Core Message: "For the first time, you don't have to be an expert to help decode humanity's oldest archive. Start today."
Differentiation:
- Not just a database (like CDLI)
- Not just crowdsourcing (like Zooniverse)
- The first AI-assisted pathway from curiosity to published scholarship
Tone:
- Invitational, not demanding
- Specific, not vague
- Exciting, not sensational
- Rigorous, not stuffy
| Platform | Primary Audience | Contribution Model | Quality Model | Glintstone Advantage |
|---|---|---|---|---|
| CDLI | Academics | Expert cataloging | Expert review | AI-assistance + hobbyist path |
| ORACC | Scholars | Expert annotation | Peer review | Faster workflow + crowd pre-work |
| Zooniverse (general) | Hobbyists | Simple crowd tasks | Statistical | Domain-specific + expert verification |
| Google Translate | General public | None (passive use) | Automated | Human-in-loop + scholarly rigor |
| Duolingo | Language learners | Gamified lessons | Algorithmic | Real contribution to scholarship |
Glintstone occupies the white space: AI-accelerated, expert-verified, hobbyist-accessible scholarship.

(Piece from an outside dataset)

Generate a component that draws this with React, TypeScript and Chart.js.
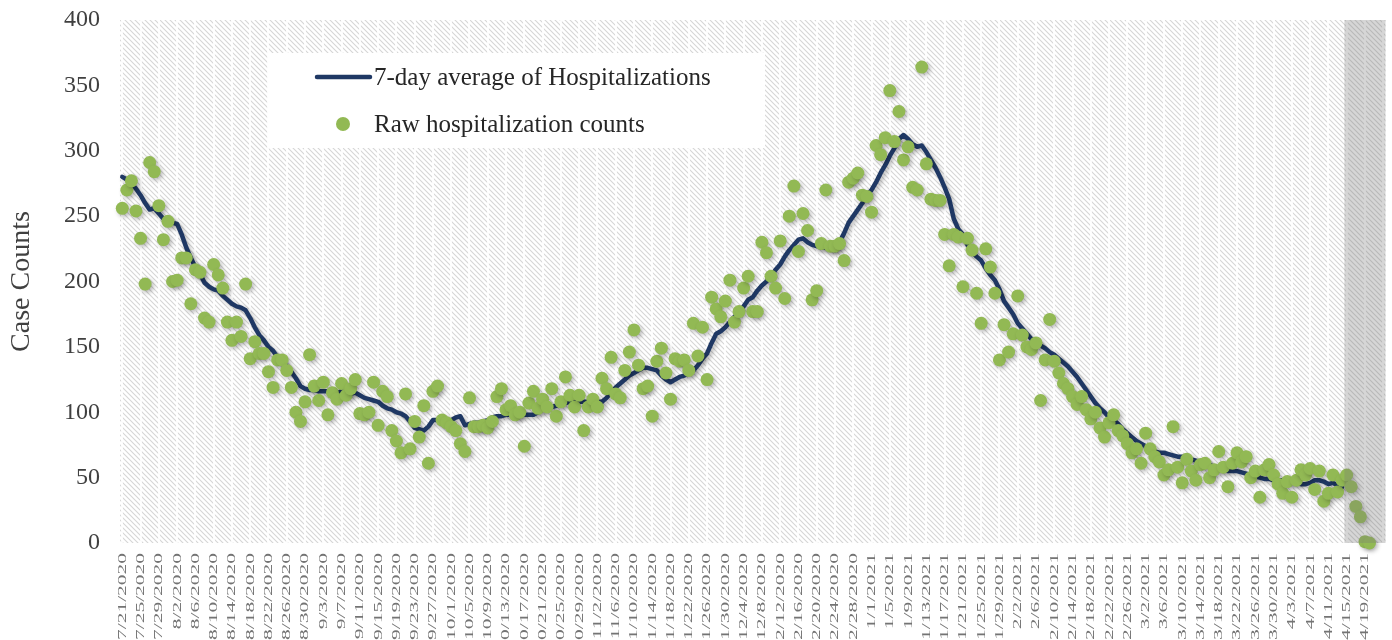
import React, { useEffect, useRef } from 'react';
import { Chart, registerables } from 'chart.js';

Chart.register(...registerables);

const categories: string[] = [
  '7/21/2020','7/22/2020','7/23/2020','7/24/2020','7/25/2020','7/26/2020','7/27/2020','7/28/2020','7/29/2020','7/30/2020','7/31/2020',
  '8/1/2020','8/2/2020','8/3/2020','8/4/2020','8/5/2020','8/6/2020','8/7/2020','8/8/2020','8/9/2020','8/10/2020','8/11/2020','8/12/2020','8/13/2020','8/14/2020','8/15/2020','8/16/2020','8/17/2020','8/18/2020','8/19/2020','8/20/2020','8/21/2020','8/22/2020','8/23/2020','8/24/2020','8/25/2020','8/26/2020','8/27/2020','8/28/2020','8/29/2020','8/30/2020','8/31/2020',
  '9/1/2020','9/2/2020','9/3/2020','9/4/2020','9/5/2020','9/6/2020','9/7/2020','9/8/2020','9/9/2020','9/10/2020','9/11/2020','9/12/2020','9/13/2020','9/14/2020','9/15/2020','9/16/2020','9/17/2020','9/18/2020','9/19/2020','9/20/2020','9/21/2020','9/22/2020','9/23/2020','9/24/2020','9/25/2020','9/26/2020','9/27/2020','9/28/2020','9/29/2020','9/30/2020',
  '10/1/2020','10/2/2020','10/3/2020','10/4/2020','10/5/2020','10/6/2020','10/7/2020','10/8/2020','10/9/2020','10/10/2020','10/11/2020','10/12/2020','10/13/2020','10/14/2020','10/15/2020','10/16/2020','10/17/2020','10/18/2020','10/19/2020','10/20/2020','10/21/2020','10/22/2020','10/23/2020','10/24/2020','10/25/2020','10/26/2020','10/27/2020','10/28/2020','10/29/2020','10/30/2020','10/31/2020',
  '11/1/2020','11/2/2020','11/3/2020','11/4/2020','11/5/2020','11/6/2020','11/7/2020','11/8/2020','11/9/2020','11/10/2020','11/11/2020','11/12/2020','11/13/2020','11/14/2020','11/15/2020','11/16/2020','11/17/2020','11/18/2020','11/19/2020','11/20/2020','11/21/2020','11/22/2020','11/23/2020','11/24/2020','11/25/2020','11/26/2020','11/27/2020','11/28/2020','11/29/2020','11/30/2020',
  '12/1/2020','12/2/2020','12/3/2020','12/4/2020','12/5/2020','12/6/2020','12/7/2020','12/8/2020','12/9/2020','12/10/2020','12/11/2020','12/12/2020','12/13/2020','12/14/2020','12/15/2020','12/16/2020','12/17/2020','12/18/2020','12/19/2020','12/20/2020','12/21/2020','12/22/2020','12/23/2020','12/24/2020','12/25/2020','12/26/2020','12/27/2020','12/28/2020','12/29/2020','12/30/2020','12/31/2020',
  '1/1/2021','1/2/2021','1/3/2021','1/4/2021','1/5/2021','1/6/2021','1/7/2021','1/8/2021','1/9/2021','1/10/2021','1/11/2021','1/12/2021','1/13/2021','1/14/2021','1/15/2021','1/16/2021','1/17/2021','1/18/2021','1/19/2021','1/20/2021','1/21/2021','1/22/2021','1/23/2021','1/24/2021','1/25/2021','1/26/2021','1/27/2021','1/28/2021','1/29/2021','1/30/2021','1/31/2021',
  '2/1/2021','2/2/2021','2/3/2021','2/4/2021','2/5/2021','2/6/2021','2/7/2021','2/8/2021','2/9/2021','2/10/2021','2/11/2021','2/12/2021','2/13/2021','2/14/2021','2/15/2021','2/16/2021','2/17/2021','2/18/2021','2/19/2021','2/20/2021','2/21/2021','2/22/2021','2/23/2021','2/24/2021','2/25/2021','2/26/2021','2/27/2021','2/28/2021',
  '3/1/2021','3/2/2021','3/3/2021','3/4/2021','3/5/2021','3/6/2021','3/7/2021','3/8/2021','3/9/2021','3/10/2021','3/11/2021','3/12/2021','3/13/2021','3/14/2021','3/15/2021','3/16/2021','3/17/2021','3/18/2021','3/19/2021','3/20/2021','3/21/2021','3/22/2021','3/23/2021','3/24/2021','3/25/2021','3/26/2021','3/27/2021','3/28/2021','3/29/2021','3/30/2021','3/31/2021',
  '4/1/2021','4/2/2021','4/3/2021','4/4/2021','4/5/2021','4/6/2021','4/7/2021','4/8/2021','4/9/2021','4/10/2021','4/11/2021','4/12/2021','4/13/2021','4/14/2021','4/15/2021','4/16/2021','4/17/2021','4/18/2021','4/19/2021','4/20/2021','4/21/2021','4/22/2021','4/23/2021'
];

// Raw hospitalization counts (7/21/2020 .. 4/20/2021)
const rawCounts: number[] = [
  256,270,277,254,233,198,291,284,258,232,
  246,200,201,218,218,183,209,207,172,169,
  213,205,195,169,155,169,158,198,141,154,
  145,145,131,119,140,140,132,119,100,93,
  108,144,120,109,123,98,115,110,122,113,
  118,125,99,98,100,123,90,116,112,86,
  78,69,114,72,93,81,105,61,116,120,
  94,92,89,86,76,70,111,89,89,90,
  88,93,112,118,102,105,98,100,74,107,
  116,103,110,104,118,97,108,127,113,104,
  113,86,104,110,104,126,118,142,114,111,
  132,146,163,136,118,120,97,139,149,130,
  110,141,139,140,132,168,143,165,125,188,
  179,173,185,201,169,177,195,204,177,177,
  230,222,204,195,231,187,250,273,223,252,
  239,186,193,229,270,227,227,229,216,276,
  279,283,266,265,253,304,297,310,346,307,
  330,293,303,272,270,364,290,263,262,262,
  236,212,236,234,196,233,224,191,168,225,
  211,191,140,167,146,160,189,159,150,148,
  153,109,140,171,139,130,122,118,112,106,
  112,102,95,100,88,81,92,98,86,82,
  76,69,72,61,84,72,66,62,52,56,
  89,58,46,64,55,48,60,61,50,56,
  70,58,43,61,69,62,66,50,55,35,
  56,60,52,45,38,47,35,48,56,52,
  57,41,55,32,38,52,39,48,52,43,
  28,20,1,0
];

// 7-day average of hospitalizations (7/21/2020 .. 4/14/2021)
const avg7Day: number[] = [
  280,278,275,271,266,260,255,256,252,248,
  246,245,244,236,226,218,211,206,199,196,
  194,193,189,186,183,181,180,178,172,165,
  159,155,150,147,142,139,135,131,126,120,
  118,117,117,116,116,116,116,115,116,115,
  114,115,113,111,110,109,108,105,103,102,
  100,99,97,93,88,87,86,89,94,94,
  93,93,94,96,97,90,91,92,92,93,
  94,96,97,97,98,98,98,98,98,98,
  98,100,102,103,104,105,106,107,108,108,
  108,108,108,108,108,108,111,115,119,122,
  125,128,130,132,134,134,133,132,128,125,
  123,125,127,128,130,132,136,141,145,153,
  160,162,165,169,173,176,181,186,188,193,
  197,200,204,209,213,219,224,228,232,233,
  230,228,227,226,226,225,224,230,237,245,
  250,255,260,266,270,276,283,289,296,302,
  309,312,309,305,303,304,299,293,287,280,
  272,263,248,240,236,228,223,219,216,210,
  205,201,194,185,180,175,168,164,160,156,
  154,151,149,146,144,141,138,135,131,127,
  122,117,112,107,103,100,96,94,91,87,
  84,81,78,76,74,71,70,69,69,68,
  67,66,66,65,64,63,62,61,60,58,
  57,56,55,55,55,54,53,52,51,50,
  49,49,48,48,48,47,46,46,45,45,
  46,48,48,47,45,46,44,43
];

const yTicks: number[] = [0, 50, 100, 150, 200, 250, 300, 350, 400];
const lastTickLabel = '4/19/2021';
const tickLabels: string[] = categories.filter(
  (_c, i) => i % 4 === 0 && i <= categories.indexOf(lastTickLabel)
);
const seriesNames: string[] = ['7-day average of Hospitalizations', 'Raw hospitalization counts'];
const shadeStart = '4/15/2021';
const yTitle = 'Case Counts';

const FONT = "'Liberation Serif', 'Times New Roman', serif";
const GREEN = '#92b954';
const NAVY = '#1f3864';

function makeHatch(): CanvasPattern | string {
  const c = document.createElement('canvas');
  const n = 5;
  c.width = n;
  c.height = n;
  const g = c.getContext('2d');
  if (!g) return '#efefef';
  g.fillStyle = '#ffffff';
  g.fillRect(0, 0, n, n);
  g.strokeStyle = '#d6d6d6';
  g.lineWidth = 1.1;
  g.beginPath();
  g.moveTo(-1, -1);
  g.lineTo(n + 1, n + 1);
  g.moveTo(-1, n - 1);
  g.lineTo(1, n + 1);
  g.moveTo(n - 1, -1);
  g.lineTo(n + 1, 1);
  g.stroke();
  return g.createPattern(c, 'repeat') || '#efefef';
}

export default function App() {
  const ref = useRef<HTMLCanvasElement | null>(null);

  useEffect(() => {
    if (!ref.current) return;
    const hatch = makeHatch();

    const decor = {
      id: 'decor',
      beforeDraw(chart: any) {
        const { ctx, chartArea: a } = chart;
        ctx.save();
        ctx.fillStyle = hatch;
        ctx.fillRect(a.left, a.top, a.right - a.left, a.bottom - a.top);
        ctx.restore();
      },
      beforeDatasetsDraw(chart: any) {
        const ctx = chart.ctx;
        ctx.save();
        ctx.shadowColor = 'rgba(0,0,0,0.28)';
        ctx.shadowBlur = 4;
        ctx.shadowOffsetX = 2;
        ctx.shadowOffsetY = 2;
      },
      afterDatasetsDraw(chart: any) {
        const ctx = chart.ctx;
        ctx.restore();
        const xs = chart.scales.x;
        const a = chart.chartArea;
        const i0 = categories.indexOf(shadeStart);
        const half = (xs.getPixelForValue(1) - xs.getPixelForValue(0)) / 2;
        const x0 = xs.getPixelForValue(i0) - half;
        ctx.save();
        ctx.fillStyle = 'rgba(120,120,120,0.3)';
        ctx.fillRect(x0, a.top, a.right - x0, a.bottom - a.top);
        ctx.restore();
      },
      afterDraw(chart: any) {
        const { ctx, chartArea: a } = chart;
        const xs = chart.scales.x;
        // x tick labels (rotated, stretched like the original)
        ctx.save();
        ctx.font = `13px ${FONT}`;
        ctx.fillStyle = '#747474';
        ctx.textAlign = 'right';
        ctx.textBaseline = 'middle';
        tickLabels.forEach((lab) => {
          const idx = categories.indexOf(lab);
          const x = xs.getPixelForValue(idx);
          ctx.save();
          ctx.translate(x, a.bottom + 10);
          ctx.rotate(-Math.PI / 2);
          ctx.scale(1.65, 1);
          ctx.fillText(lab, 0, 0);
          ctx.restore();
        });
        ctx.restore();

        // legend box
        const lx = a.left + 148;
        const ly = a.top + 33;
        ctx.save();
        ctx.fillStyle = '#ffffff';
        ctx.fillRect(lx, ly, 497, 95);
        ctx.strokeStyle = NAVY;
        ctx.lineWidth = 4.5;
        ctx.lineCap = 'round';
        ctx.beginPath();
        ctx.moveTo(lx + 49, ly + 24);
        ctx.lineTo(lx + 102, ly + 24);
        ctx.stroke();
        ctx.fillStyle = GREEN;
        ctx.beginPath();
        ctx.arc(lx + 75, ly + 71, 7, 0, Math.PI * 2);
        ctx.fill();
        ctx.font = `25px ${FONT}`;
        ctx.fillStyle = '#262626';
        ctx.textAlign = 'left';
        ctx.textBaseline = 'middle';
        ctx.fillText(seriesNames[0], lx + 106, ly + 25);
        ctx.fillText(seriesNames[1], lx + 106, ly + 72);
        ctx.restore();
      },
    };

    const chart = new Chart(ref.current, {
      type: 'line',
      data: {
        labels: categories,
        datasets: [
          {
            label: seriesNames[1],
            data: rawCounts,
            showLine: false,
            pointRadius: 6.5,
            pointHoverRadius: 6.5,
            pointBackgroundColor: GREEN,
            pointBorderWidth: 0,
            borderColor: GREEN,
            backgroundColor: GREEN,
            clip: false,
          } as any,
          {
            label: seriesNames[0],
            data: avg7Day,
            borderColor: NAVY,
            backgroundColor: NAVY,
            borderWidth: 4.5,
            pointRadius: 0,
            tension: 0,
            fill: false,
            borderJoinStyle: 'round',
            borderCapStyle: 'round',
          } as any,
        ],
      },
      options: {
        animation: false,
        responsive: false,
        events: [],
        layout: { padding: { top: 20, right: 6, left: 0, bottom: 0 } },
        plugins: {
          legend: { display: false },
          tooltip: { enabled: false },
        },
        scales: {
          x: {
            type: 'category',
            offset: true,
            ticks: { display: false, autoSkip: false },
            grid: {
              display: true,
              drawTicks: false,
              offset: false,
              lineWidth: 2,
              color: (c: any) => (c.index % 4 === 0 ? 'rgba(255,255,255,0.85)' : 'rgba(0,0,0,0)'),
            },
            border: { display: false },
            afterFit: (s: any) => {
              s.height = 97;
            },
          },
          y: {
            min: 0,
            max: 400,
            afterBuildTicks: (s: any) => {
              s.ticks = yTicks.map((v) => ({ value: v }));
            },
            ticks: {
              padding: 20,
              color: '#404040',
              font: { family: FONT, size: 24 },
            },
            grid: { display: false, drawTicks: false },
            border: { display: false },
            title: {
              display: true,
              text: yTitle,
              color: '#404040',
              font: { family: FONT, size: 28 },
              padding: { top: 5, bottom: 0 },
            },
            afterFit: (s: any) => {
              s.width = 120;
              s.paddingTop = 0;
              s.paddingBottom = 0;
            },
          },
        },
      },
      plugins: [decor],
    });

    return () => chart.destroy();
  }, []);

  return (
    <div style={{ position: 'fixed', left: 0, top: 0, width: 1392, height: 640, background: '#ffffff' }}>
      <canvas ref={ref} width={1392} height={640} style={{ display: 'block', width: 1392, height: 640 }} />
    </div>
  );
}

| Version | Date | Author | Changes |
|---|---|---|---|
| 1.0 | 2026-01-03 | Market Positioning Strategist | Initial strategic analysis |
Next Steps:
- Review recommendations with stakeholders
- Select preferred headline approach
- Draft revised wireframe content
- Source visual assets (featured tablets, expert testimonials)
- Implement revised landing page
- Prepare A/B testing framework
- Develop ongoing content strategy
This analysis provides strategic direction. Final copywriting should be refined through user testing and A/B experimentation to validate assumptions and optimize conversion.